The game against Pomona, a 7-6 victory on Thanksgiving Day, was also Arizona’s first homecoming game. The game was played in front of approximately 600 fans, which according to the Tucson Daily Citizen, was the largest crowd to gather at the field near Old Main.
The victory capped a 4-1 season in McKale’s debut at the university. McKale, a 27-year-old budding coach and administrator from Lansing, Mich., served as the coach of the football and basketball teams and the athletic director starting in 1914. He coached basketball until 1921 and football until 1930. He was athletic director for 43 years. He also coached baseball in two different stints (1915-1919 and 1922-1949).
The late Henry, who later became a renowned Los Angeles Times columnist and war correspondent, was honored as the “Father of the Arizona Wildcats” at the 50th homecoming anniversary in 1964. The game against Idaho was played 50 years to the exact date (Nov. 7) when the “Varsity” played Occidental.
Arizona’s centennial homecoming celebration this season is scheduled against Colorado on Nov. 8, the same date 100 years previously in which Henry’s “they fought like wild cats” article was published in the Times.
Arizona’s 1914 team was inducted into the Arizona Sports Hall of Fame in 1996, becoming the only non-national championship team to earn such an honor.
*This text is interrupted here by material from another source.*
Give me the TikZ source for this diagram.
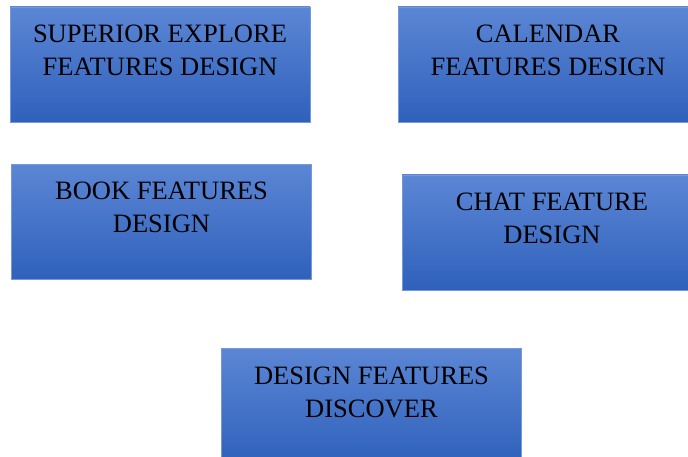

Another historical fact about the 1914 team: Arizona’s victory over Pomona led to the building of the “A” on Sentinel Peak, west of Tucson.
According to the university, Albert Condron, a member of the 1914 team and a civil engineering student, suggested to one of his professors after the rousing victory over Pomona that a class assignment be made to survey Sentinel Peak for the location of an “A”.
The site was cleared of shrubbery and cactus, and trenches were dug to outline the letter’s foundation. The project was complete by 1916. “A” Mountain was born.